Un corps nu affalé sur un Voltaire, la tête recouverte d’une fourrure, le bleuté du papier peint et celui d’une cheminée 1940, une traînée de sang sur le bras gauche. On parle rarement d’un roman en commençant par sa couverture, mais lorsqu’il y a une telle rencontre entre l’univers d’une photographe venue de la Drôme ( Delphine Balley) et un écrivain anglais, Neil Bartlett, cela s’impose.

La photo de couverture est énigmatique: un vivant trop pâle, un mort ? L’intrigue entière de Rue de la peau s’organise, elle, autour d’un rêve récurrent et dérangeant. Monsieur F., presque quinquagénaire, est coupeur, et coupeur de première, chez un fourreur de Skin Lane à Londres, 1967.

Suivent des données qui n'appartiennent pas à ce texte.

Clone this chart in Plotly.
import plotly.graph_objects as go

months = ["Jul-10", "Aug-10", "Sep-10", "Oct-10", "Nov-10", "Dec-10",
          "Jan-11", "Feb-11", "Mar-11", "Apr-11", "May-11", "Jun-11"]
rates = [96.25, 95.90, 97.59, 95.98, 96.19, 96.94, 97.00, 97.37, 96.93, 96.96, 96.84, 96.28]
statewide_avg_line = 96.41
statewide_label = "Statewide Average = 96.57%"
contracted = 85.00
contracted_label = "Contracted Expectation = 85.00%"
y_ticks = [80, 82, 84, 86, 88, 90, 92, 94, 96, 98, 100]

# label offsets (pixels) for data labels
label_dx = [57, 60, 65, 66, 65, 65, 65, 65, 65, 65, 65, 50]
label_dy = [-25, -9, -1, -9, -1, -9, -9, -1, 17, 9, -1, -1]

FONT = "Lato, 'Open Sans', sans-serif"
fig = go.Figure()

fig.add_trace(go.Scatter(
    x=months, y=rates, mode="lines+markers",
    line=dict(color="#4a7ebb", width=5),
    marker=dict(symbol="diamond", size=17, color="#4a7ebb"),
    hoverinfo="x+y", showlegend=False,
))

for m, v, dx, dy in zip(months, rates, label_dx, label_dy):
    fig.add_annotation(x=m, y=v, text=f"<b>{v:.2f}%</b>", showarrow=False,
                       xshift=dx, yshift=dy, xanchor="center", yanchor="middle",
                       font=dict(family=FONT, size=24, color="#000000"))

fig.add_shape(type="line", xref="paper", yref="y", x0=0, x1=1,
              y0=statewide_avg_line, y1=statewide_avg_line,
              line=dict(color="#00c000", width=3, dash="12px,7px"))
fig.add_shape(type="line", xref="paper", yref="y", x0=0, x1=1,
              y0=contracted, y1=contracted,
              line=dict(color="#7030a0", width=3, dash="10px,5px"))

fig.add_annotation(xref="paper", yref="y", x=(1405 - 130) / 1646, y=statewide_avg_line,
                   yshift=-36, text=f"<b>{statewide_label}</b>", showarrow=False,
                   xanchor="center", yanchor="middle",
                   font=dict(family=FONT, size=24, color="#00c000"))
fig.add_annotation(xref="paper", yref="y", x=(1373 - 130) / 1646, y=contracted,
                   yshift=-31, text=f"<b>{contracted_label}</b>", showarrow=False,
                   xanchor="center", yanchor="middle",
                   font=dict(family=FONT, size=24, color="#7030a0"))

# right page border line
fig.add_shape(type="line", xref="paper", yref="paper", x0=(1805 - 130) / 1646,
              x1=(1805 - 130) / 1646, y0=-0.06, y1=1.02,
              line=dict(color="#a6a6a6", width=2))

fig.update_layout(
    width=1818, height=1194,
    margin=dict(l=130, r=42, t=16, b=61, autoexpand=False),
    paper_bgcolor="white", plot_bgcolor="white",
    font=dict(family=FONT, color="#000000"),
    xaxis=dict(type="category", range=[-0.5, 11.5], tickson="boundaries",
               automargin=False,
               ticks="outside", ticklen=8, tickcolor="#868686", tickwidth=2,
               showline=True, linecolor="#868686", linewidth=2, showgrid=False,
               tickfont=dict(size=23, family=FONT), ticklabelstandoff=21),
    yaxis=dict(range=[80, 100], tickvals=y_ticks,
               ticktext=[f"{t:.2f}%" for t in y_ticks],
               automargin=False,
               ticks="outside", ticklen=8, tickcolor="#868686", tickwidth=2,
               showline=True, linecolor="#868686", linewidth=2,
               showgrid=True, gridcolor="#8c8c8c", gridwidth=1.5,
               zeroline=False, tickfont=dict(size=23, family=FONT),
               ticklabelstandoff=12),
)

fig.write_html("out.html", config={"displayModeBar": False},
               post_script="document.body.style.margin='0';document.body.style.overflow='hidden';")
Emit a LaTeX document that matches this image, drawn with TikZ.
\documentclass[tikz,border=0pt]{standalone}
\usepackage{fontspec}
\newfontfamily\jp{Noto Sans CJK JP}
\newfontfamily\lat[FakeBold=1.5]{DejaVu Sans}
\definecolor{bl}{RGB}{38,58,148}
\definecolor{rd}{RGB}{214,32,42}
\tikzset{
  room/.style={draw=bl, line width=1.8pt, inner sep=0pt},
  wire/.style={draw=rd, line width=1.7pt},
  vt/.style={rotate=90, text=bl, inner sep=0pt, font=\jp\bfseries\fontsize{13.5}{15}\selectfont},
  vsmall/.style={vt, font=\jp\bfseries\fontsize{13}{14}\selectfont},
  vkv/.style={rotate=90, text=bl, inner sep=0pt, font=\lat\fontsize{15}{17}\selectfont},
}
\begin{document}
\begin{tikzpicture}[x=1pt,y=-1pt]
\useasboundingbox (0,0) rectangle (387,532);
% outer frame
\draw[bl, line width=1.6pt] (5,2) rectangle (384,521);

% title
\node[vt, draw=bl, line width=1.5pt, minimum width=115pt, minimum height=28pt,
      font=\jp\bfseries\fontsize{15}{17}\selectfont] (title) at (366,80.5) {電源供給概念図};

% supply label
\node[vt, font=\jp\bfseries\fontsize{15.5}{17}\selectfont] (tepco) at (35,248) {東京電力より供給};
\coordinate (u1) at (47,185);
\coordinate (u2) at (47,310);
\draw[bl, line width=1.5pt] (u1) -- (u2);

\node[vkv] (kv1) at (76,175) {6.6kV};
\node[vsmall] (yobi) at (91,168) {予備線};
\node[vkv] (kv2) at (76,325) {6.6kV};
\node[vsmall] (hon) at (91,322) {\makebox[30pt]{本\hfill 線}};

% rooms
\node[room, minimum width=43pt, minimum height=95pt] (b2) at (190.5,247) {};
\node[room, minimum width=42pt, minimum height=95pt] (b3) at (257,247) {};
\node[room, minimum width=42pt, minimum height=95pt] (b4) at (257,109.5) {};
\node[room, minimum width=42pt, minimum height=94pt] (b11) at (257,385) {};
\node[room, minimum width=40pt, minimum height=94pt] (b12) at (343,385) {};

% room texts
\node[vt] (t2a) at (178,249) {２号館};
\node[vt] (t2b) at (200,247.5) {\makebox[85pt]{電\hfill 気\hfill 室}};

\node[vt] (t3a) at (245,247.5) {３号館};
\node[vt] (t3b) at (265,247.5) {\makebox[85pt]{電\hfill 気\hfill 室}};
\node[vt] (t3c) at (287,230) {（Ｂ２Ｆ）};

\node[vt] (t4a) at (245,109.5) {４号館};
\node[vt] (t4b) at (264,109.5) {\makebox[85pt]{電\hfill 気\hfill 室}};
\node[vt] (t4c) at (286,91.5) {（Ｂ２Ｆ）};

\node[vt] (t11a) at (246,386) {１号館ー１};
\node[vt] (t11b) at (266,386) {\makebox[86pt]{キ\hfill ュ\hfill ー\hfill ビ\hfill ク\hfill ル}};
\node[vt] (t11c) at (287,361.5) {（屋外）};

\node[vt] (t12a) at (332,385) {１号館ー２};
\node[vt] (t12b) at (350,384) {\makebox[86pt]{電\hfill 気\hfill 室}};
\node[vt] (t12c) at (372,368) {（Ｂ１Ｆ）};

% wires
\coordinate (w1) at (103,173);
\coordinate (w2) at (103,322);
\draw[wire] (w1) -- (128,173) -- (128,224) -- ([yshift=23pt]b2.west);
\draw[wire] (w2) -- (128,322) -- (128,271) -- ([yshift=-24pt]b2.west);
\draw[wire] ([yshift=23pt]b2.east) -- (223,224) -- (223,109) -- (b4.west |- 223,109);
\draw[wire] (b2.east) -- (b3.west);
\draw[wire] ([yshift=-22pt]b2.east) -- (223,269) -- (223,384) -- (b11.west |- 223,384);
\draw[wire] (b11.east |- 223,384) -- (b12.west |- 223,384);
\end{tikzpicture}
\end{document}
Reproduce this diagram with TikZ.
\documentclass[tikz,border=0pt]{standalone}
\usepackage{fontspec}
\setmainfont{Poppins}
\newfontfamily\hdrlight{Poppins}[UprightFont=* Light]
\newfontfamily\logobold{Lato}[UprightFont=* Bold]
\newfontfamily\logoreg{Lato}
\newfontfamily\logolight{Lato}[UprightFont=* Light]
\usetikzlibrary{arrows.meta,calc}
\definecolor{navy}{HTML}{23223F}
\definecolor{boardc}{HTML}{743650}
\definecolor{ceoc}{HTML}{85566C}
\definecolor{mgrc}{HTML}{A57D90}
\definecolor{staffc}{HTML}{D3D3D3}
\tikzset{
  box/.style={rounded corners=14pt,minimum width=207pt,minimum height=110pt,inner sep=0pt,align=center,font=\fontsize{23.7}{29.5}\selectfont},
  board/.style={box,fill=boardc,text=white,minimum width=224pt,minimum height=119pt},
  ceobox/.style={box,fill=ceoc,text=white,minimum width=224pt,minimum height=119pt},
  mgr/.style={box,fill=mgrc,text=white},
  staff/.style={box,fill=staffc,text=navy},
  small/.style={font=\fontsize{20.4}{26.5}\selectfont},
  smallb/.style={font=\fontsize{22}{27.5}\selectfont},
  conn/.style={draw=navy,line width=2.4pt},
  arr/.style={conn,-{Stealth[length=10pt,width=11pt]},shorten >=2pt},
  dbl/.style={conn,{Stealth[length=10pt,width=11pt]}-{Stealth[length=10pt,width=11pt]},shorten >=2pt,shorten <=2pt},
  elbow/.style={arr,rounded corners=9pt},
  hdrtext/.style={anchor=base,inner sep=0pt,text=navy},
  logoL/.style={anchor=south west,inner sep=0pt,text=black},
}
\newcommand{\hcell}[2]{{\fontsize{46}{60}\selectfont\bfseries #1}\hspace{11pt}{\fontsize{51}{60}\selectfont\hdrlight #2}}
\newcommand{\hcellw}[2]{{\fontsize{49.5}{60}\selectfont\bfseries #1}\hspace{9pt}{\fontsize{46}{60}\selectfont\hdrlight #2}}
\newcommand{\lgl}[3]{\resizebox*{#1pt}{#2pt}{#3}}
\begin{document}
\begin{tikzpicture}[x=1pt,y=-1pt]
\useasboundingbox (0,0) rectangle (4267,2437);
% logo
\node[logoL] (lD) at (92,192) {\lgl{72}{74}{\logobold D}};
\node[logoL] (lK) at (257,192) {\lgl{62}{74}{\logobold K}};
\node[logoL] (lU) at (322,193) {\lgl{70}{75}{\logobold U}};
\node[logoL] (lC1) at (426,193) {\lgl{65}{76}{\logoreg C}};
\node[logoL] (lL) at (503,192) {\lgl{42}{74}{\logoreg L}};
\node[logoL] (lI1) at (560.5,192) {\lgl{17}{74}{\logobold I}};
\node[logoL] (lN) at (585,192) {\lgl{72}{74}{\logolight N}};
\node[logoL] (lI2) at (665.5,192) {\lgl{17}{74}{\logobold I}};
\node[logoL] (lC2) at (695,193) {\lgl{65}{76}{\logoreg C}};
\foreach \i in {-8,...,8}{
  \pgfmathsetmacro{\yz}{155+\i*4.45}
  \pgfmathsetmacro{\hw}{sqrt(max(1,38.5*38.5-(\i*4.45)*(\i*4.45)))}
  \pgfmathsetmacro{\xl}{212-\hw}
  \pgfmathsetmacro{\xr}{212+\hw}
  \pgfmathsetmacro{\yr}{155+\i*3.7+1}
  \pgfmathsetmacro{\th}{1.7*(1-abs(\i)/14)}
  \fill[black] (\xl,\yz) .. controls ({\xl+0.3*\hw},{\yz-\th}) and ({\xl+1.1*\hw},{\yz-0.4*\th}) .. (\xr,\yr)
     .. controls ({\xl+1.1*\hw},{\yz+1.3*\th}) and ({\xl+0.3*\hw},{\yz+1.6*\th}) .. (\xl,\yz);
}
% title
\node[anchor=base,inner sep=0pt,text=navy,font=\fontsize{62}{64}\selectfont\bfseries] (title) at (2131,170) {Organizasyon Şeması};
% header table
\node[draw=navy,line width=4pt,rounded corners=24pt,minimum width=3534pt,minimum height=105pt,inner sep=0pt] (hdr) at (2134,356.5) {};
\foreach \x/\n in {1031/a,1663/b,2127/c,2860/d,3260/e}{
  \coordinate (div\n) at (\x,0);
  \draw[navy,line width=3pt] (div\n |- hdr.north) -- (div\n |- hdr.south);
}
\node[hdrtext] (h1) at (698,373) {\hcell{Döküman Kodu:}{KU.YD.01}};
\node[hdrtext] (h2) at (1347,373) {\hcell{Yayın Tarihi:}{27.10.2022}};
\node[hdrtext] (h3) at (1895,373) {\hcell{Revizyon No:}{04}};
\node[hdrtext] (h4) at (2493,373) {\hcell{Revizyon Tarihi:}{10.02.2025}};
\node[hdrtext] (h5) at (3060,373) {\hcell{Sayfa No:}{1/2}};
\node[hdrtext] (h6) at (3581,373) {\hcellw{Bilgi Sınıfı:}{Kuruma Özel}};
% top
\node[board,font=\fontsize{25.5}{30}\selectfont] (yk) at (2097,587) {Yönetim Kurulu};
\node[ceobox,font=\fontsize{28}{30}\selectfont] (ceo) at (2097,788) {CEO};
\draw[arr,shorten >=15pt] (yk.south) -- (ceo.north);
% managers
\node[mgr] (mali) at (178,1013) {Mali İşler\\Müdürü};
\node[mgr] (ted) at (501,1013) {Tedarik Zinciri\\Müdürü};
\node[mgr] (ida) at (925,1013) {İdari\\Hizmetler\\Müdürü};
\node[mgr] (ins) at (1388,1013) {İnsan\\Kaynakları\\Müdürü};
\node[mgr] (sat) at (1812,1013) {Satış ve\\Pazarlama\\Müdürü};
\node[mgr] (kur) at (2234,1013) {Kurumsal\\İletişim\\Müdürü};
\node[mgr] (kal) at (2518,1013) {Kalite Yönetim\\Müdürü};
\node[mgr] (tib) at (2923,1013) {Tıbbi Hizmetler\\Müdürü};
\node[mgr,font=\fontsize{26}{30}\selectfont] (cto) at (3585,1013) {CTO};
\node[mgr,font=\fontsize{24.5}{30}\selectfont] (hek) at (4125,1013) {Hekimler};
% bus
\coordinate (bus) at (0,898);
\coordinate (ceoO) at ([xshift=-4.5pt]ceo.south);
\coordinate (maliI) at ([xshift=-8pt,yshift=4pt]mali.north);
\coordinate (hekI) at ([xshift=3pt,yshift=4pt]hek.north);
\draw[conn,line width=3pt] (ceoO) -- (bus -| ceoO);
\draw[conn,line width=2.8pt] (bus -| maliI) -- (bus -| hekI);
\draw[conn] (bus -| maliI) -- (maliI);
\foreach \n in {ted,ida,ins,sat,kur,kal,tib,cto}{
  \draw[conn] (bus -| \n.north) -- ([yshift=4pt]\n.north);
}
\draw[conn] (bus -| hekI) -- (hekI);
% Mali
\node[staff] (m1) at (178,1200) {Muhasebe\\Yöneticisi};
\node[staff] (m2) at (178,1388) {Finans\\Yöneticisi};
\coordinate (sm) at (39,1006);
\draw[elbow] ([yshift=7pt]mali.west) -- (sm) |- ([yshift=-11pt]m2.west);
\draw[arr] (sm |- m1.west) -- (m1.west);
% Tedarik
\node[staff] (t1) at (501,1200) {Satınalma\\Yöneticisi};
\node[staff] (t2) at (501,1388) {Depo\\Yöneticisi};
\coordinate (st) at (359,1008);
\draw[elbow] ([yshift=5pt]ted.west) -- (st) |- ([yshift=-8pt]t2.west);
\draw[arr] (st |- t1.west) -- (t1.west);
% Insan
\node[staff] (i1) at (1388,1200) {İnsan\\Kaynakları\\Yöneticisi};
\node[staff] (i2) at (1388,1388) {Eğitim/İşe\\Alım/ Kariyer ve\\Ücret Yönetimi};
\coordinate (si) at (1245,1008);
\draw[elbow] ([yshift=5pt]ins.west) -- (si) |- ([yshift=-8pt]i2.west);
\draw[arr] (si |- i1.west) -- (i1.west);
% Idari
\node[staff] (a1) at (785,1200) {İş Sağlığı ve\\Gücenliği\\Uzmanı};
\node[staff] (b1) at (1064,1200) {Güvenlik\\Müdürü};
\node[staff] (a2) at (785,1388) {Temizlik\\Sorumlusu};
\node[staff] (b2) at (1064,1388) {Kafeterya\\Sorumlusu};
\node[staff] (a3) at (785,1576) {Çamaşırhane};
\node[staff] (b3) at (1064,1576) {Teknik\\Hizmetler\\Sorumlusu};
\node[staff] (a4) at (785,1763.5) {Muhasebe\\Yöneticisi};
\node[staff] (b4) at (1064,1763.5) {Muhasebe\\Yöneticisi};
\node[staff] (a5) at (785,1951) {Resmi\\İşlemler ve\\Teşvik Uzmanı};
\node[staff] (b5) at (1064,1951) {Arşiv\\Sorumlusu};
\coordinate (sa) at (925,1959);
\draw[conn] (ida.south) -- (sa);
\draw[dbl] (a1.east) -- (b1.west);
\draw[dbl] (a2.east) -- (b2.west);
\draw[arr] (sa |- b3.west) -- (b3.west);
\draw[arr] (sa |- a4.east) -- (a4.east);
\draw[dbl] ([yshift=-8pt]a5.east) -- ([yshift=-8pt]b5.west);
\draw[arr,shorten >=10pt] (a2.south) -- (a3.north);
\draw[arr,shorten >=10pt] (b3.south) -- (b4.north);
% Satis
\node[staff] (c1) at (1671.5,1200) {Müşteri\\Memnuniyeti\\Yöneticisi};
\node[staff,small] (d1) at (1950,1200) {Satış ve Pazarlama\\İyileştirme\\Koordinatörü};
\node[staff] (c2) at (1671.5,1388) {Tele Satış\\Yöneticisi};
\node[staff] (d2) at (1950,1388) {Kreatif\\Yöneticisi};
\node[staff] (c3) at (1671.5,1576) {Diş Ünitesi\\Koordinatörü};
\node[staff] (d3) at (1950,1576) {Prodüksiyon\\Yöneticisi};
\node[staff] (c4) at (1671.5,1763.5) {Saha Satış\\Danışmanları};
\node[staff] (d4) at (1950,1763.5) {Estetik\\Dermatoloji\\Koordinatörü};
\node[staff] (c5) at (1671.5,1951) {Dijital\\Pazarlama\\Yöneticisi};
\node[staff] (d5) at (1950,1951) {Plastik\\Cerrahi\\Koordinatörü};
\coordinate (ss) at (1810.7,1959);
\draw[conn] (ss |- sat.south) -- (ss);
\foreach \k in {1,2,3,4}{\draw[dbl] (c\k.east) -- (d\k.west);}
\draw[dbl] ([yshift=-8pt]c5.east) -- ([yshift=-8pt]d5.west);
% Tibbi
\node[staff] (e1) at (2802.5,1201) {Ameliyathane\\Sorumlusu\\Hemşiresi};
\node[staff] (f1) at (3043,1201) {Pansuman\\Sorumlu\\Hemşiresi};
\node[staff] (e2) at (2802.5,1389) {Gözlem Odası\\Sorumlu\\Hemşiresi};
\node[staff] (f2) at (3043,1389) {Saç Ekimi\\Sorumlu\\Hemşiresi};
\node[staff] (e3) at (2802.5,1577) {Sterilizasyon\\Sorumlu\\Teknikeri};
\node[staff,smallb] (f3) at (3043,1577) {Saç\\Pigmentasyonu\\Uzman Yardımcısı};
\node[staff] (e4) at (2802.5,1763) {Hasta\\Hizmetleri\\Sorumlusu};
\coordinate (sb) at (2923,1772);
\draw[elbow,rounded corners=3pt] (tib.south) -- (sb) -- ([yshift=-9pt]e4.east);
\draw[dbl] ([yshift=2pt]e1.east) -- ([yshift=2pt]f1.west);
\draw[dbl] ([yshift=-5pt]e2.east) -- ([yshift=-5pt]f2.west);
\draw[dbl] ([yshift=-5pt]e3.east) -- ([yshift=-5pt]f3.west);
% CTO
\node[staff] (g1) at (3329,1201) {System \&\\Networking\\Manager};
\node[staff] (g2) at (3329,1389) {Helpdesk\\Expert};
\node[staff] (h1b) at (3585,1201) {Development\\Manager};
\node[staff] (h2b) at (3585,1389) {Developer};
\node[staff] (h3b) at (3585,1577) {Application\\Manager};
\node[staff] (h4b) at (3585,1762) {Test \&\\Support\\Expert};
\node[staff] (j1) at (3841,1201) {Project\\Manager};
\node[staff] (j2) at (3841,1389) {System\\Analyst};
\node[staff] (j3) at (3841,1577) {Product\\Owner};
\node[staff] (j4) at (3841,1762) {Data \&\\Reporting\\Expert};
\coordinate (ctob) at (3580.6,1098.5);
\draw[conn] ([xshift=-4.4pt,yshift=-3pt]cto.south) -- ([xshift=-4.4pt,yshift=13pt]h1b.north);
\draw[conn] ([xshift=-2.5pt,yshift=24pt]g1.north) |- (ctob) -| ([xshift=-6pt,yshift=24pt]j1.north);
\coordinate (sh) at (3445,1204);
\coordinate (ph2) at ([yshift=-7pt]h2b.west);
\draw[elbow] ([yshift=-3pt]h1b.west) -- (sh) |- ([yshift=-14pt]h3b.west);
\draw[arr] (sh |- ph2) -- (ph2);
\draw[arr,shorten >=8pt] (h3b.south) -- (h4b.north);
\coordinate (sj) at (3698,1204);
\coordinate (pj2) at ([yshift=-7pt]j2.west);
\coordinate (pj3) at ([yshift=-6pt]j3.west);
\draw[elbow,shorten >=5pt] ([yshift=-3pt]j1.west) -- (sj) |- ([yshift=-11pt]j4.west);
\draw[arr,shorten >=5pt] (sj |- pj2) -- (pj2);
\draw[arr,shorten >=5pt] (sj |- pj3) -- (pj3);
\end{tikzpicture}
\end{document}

Il vit seul. Il ne caresse pas le vison gris fumée, ni le caracal, ni le renard roux, ou bleu, ni même la zibeline impériale, il y passe la main , sens du poil, rebrousse-poil, afin d’en vérifier qualité et luminosité. De temps en temps, c’est un peu dégoûtant, il faut laver la peau, ça pue. Monsieur F. incise avec précision, la main parfumée et ferme, c’est là son flirt le plus poussé avec la chair.
Chaque matin et chaque soir, il traverse ce quartier des fourreurs, un Londres de clairs-obscurs, rues étroites, porches profonds, fugaces floraisons derrière les grilles, univers industrieux menacé de disparition rapide, mais qui ne le sait pas encore.
Jusqu’au jour, où, dans son appartement cosy-étouffant, monsieur F. rêve : il voit ce corps nu, sans visage, suspendu au dessus de sa baignoire. Comme une bête. Mais c’est un homme, un jeune homme.
Baudelaire et Oscar Wilde sont convoqués, mais hommage à Apulée et Jeanne-Marie Leprince de Beaumont, 1757, c’est de la Belle et la Bête qu’il s’agit. Monsieur F. – comme nombre d’entre nous – a ressenti un jour un poignant regret alors qu’apparaissait le prince, effaçant la Bête, la bête aimée.
Monsieur F. va mettre un visage sur ce rêve récurrent dont les variantes ne lui laissent plus de repos. Le très lisse visage de Beau Gosse, comme le surnomme l’atelier, le révèle à lui-même. Il n’est plus que passion, non dite, retenue, contenue dans l’interminable confection d’un manteau. De la vie, monsieur F. connaît peu, il le comprend brutalement. Il va néanmoins combattre, en état de rêve éveillé, et avec la violence que suscite le premier ou le dernier amour.
Je ne sais pas combien de temps Neil Bartlett a passé à écrire ce livre. Il y a apporté un soin extrême. Lames, coupes, poils, humeurs, lustre des peaux, et décors, sans jamais user de termes techniques, il est précis, effilé, jamais précieux cependant : une journée d’atelier ordinaire devient variation sur le désir et sensualité prégnante. Tout s’ordonne pour mieux perdre.
Corps inaccessible, rues où le commerce s’apparie avec le viscéral, Londres disparu ou du moins désormais tailladé par des quatre voies. Comme Ian Mc Ewan et sa « Plage de Chesil », Neil Bartlett a choisi de poser son regard d’aujourd’hui sur l’Angleterre de 1967 ( qu’il a dû peu connaître, à dix ans), soit au bord du chambardement, dont de rares prémices paraissent. Beau Gosse, adolescent, en est un à lui tout seul. Il lui faut apprendre qu’être désiré peut troubler presque autant que désirer. Monsieur F. – le patron de Scheiner et fils avait trouvé plus simple de désigner les employés par leurs seules initiales - franchira un pont qui sera détruit quelques semaines plus tard, retrouvera son nom entier. C’est Freeman.
Rue de la peau , Actes Sud, 23 euros, remarquable traduction de Gilbert Cohen-Solal. Et désolée, pas pu l'importer, la fameuse couverture.